* begin Raw data *
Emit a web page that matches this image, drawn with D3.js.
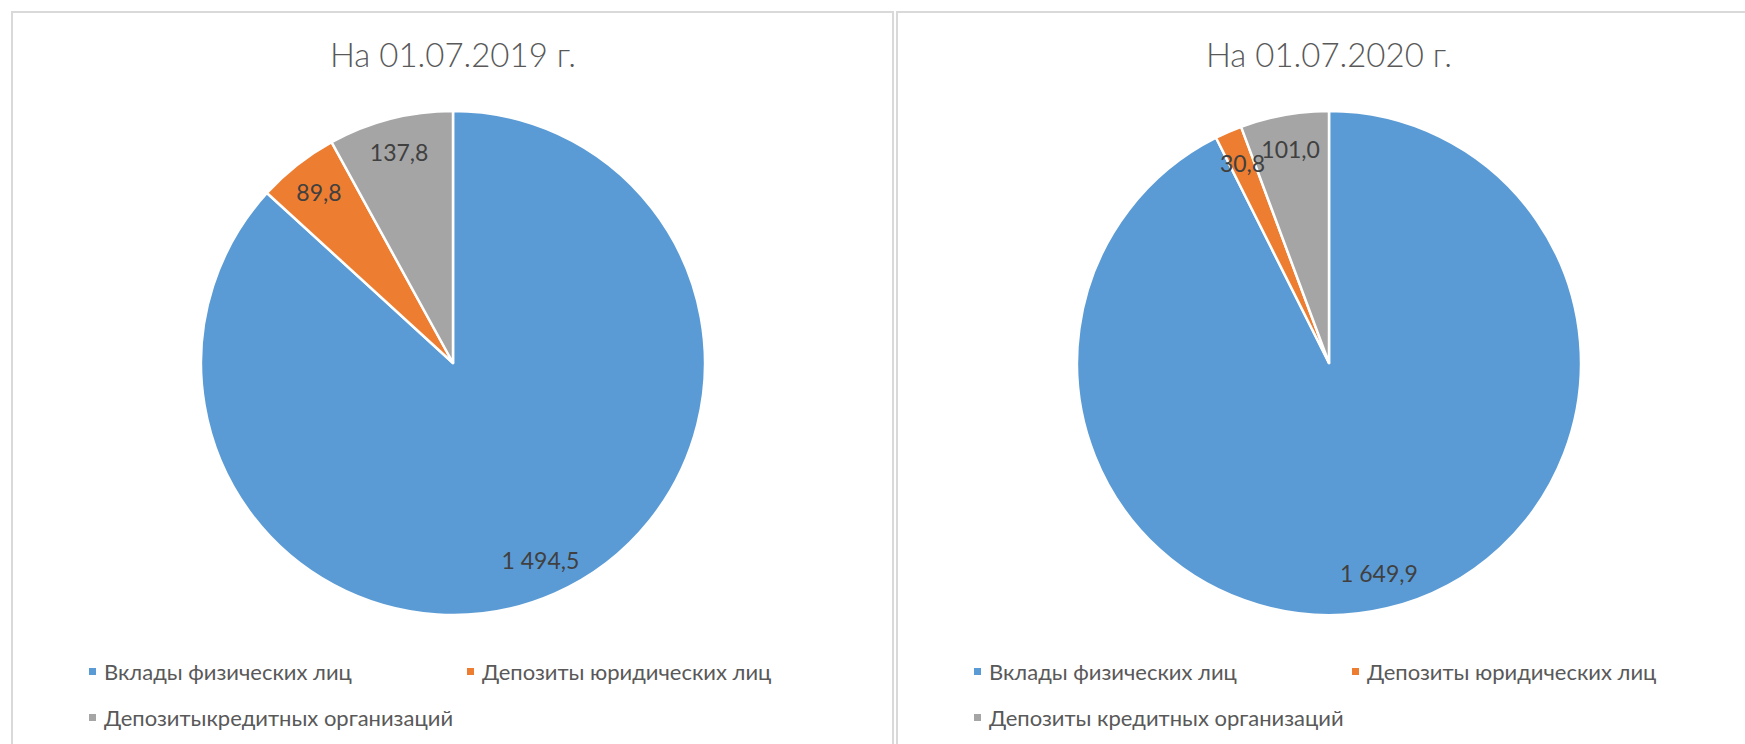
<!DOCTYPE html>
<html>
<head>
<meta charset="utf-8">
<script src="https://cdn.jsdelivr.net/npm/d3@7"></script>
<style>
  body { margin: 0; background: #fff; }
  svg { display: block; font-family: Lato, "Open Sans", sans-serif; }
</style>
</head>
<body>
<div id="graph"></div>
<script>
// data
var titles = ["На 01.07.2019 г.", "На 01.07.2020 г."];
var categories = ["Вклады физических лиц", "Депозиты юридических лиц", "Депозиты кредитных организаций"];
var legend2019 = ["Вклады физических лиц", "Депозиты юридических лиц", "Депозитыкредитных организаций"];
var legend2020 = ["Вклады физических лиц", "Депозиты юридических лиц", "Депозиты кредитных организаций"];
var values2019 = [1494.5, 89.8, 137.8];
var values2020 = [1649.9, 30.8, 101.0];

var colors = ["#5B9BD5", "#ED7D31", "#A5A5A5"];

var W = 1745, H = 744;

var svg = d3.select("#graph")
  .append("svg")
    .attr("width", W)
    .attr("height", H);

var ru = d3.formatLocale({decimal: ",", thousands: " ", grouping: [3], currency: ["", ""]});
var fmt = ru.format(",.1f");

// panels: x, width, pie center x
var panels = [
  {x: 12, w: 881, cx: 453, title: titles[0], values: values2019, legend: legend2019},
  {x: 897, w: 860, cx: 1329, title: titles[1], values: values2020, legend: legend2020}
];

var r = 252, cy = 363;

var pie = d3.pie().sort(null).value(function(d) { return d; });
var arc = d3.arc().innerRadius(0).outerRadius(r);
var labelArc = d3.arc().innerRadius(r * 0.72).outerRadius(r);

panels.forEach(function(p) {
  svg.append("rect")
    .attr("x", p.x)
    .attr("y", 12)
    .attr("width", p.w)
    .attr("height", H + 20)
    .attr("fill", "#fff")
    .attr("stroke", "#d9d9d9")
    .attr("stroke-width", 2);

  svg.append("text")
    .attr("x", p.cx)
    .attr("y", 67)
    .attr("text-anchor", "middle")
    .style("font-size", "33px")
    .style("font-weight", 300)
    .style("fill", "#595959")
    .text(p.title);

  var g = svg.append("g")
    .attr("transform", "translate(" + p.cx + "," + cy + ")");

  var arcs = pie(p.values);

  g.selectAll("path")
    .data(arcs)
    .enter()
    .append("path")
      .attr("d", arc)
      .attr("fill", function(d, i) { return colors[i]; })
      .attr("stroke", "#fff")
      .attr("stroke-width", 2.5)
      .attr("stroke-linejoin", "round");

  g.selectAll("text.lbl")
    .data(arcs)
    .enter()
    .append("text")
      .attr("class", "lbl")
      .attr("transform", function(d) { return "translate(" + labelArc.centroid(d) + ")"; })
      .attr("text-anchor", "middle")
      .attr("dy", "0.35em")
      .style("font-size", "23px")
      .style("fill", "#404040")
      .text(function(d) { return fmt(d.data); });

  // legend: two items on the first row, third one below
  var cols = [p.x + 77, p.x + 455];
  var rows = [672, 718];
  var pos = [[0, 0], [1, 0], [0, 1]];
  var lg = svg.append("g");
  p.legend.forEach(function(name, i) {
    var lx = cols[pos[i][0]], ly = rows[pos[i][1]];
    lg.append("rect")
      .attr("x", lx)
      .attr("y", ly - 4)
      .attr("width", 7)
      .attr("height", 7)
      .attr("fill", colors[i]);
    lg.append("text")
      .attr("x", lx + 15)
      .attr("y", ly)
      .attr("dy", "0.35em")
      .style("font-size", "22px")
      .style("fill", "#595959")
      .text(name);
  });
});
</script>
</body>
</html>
* end Raw data *
Task to complete:
Please set down each line of the data above exactly as written, without the pictures.

Answer to this task:
Emit a web page that matches this image, drawn with D3.js.
<!DOCTYPE html>
<html>
<head>
<meta charset="utf-8">
<script src="https://cdn.jsdelivr.net/npm/d3@7"></script>
<style>
  body { margin: 0; background: #fff; }
  svg { display: block; font-family: Lato, "Open Sans", sans-serif; }
</style>
</head>
<body>
<div id="graph"></div>
<script>
// data
var titles = ["На 01.07.2019 г.", "На 01.07.2020 г."];
var categories = ["Вклады физических лиц", "Депозиты юридических лиц", "Депозиты кредитных организаций"];
var legend2019 = ["Вклады физических лиц", "Депозиты юридических лиц", "Депозитыкредитных организаций"];
var legend2020 = ["Вклады физических лиц", "Депозиты юридических лиц", "Депозиты кредитных организаций"];
var values2019 = [1494.5, 89.8, 137.8];
var values2020 = [1649.9, 30.8, 101.0];

var colors = ["#5B9BD5", "#ED7D31", "#A5A5A5"];

var W = 1745, H = 744;

var svg = d3.select("#graph")
  .append("svg")
    .attr("width", W)
    .attr("height", H);

var ru = d3.formatLocale({decimal: ",", thousands: " ", grouping: [3], currency: ["", ""]});
var fmt = ru.format(",.1f");

// panels: x, width, pie center x
var panels = [
  {x: 12, w: 881, cx: 453, title: titles[0], values: values2019, legend: legend2019},
  {x: 897, w: 860, cx: 1329, title: titles[1], values: values2020, legend: legend2020}
];

var r = 252, cy = 363;

var pie = d3.pie().sort(null).value(function(d) { return d; });
var arc = d3.arc().innerRadius(0).outerRadius(r);
var labelArc = d3.arc().innerRadius(r * 0.72).outerRadius(r);

panels.forEach(function(p) {
  svg.append("rect")
    .attr("x", p.x)
    .attr("y", 12)
    .attr("width", p.w)
    .attr("height", H + 20)
    .attr("fill", "#fff")
    .attr("stroke", "#d9d9d9")
    .attr("stroke-width", 2);

  svg.append("text")
    .attr("x", p.cx)
    .attr("y", 67)
    .attr("text-anchor", "middle")
    .style("font-size", "33px")
    .style("font-weight", 300)
    .style("fill", "#595959")
    .text(p.title);

  var g = svg.append("g")
    .attr("transform", "translate(" + p.cx + "," + cy + ")");

  var arcs = pie(p.values);

  g.selectAll("path")
    .data(arcs)
    .enter()
    .append("path")
      .attr("d", arc)
      .attr("fill", function(d, i) { return colors[i]; })
      .attr("stroke", "#fff")
      .attr("stroke-width", 2.5)
      .attr("stroke-linejoin", "round");

  g.selectAll("text.lbl")
    .data(arcs)
    .enter()
    .append("text")
      .attr("class", "lbl")
      .attr("transform", function(d) { return "translate(" + labelArc.centroid(d) + ")"; })
      .attr("text-anchor", "middle")
      .attr("dy", "0.35em")
      .style("font-size", "23px")
      .style("fill", "#404040")
      .text(function(d) { return fmt(d.data); });

  // legend: two items on the first row, third one below
  var cols = [p.x + 77, p.x + 455];
  var rows = [672, 718];
  var pos = [[0, 0], [1, 0], [0, 1]];
  var lg = svg.append("g");
  p.legend.forEach(function(name, i) {
    var lx = cols[pos[i][0]], ly = rows[pos[i][1]];
    lg.append("rect")
      .attr("x", lx)
      .attr("y", ly - 4)
      .attr("width", 7)
      .attr("height", 7)
      .attr("fill", colors[i]);
    lg.append("text")
      .attr("x", lx + 15)
      .attr("y", ly)
      .attr("dy", "0.35em")
      .style("font-size", "22px")
      .style("fill", "#595959")
      .text(name);
  });
});
</script>
</body>
</html>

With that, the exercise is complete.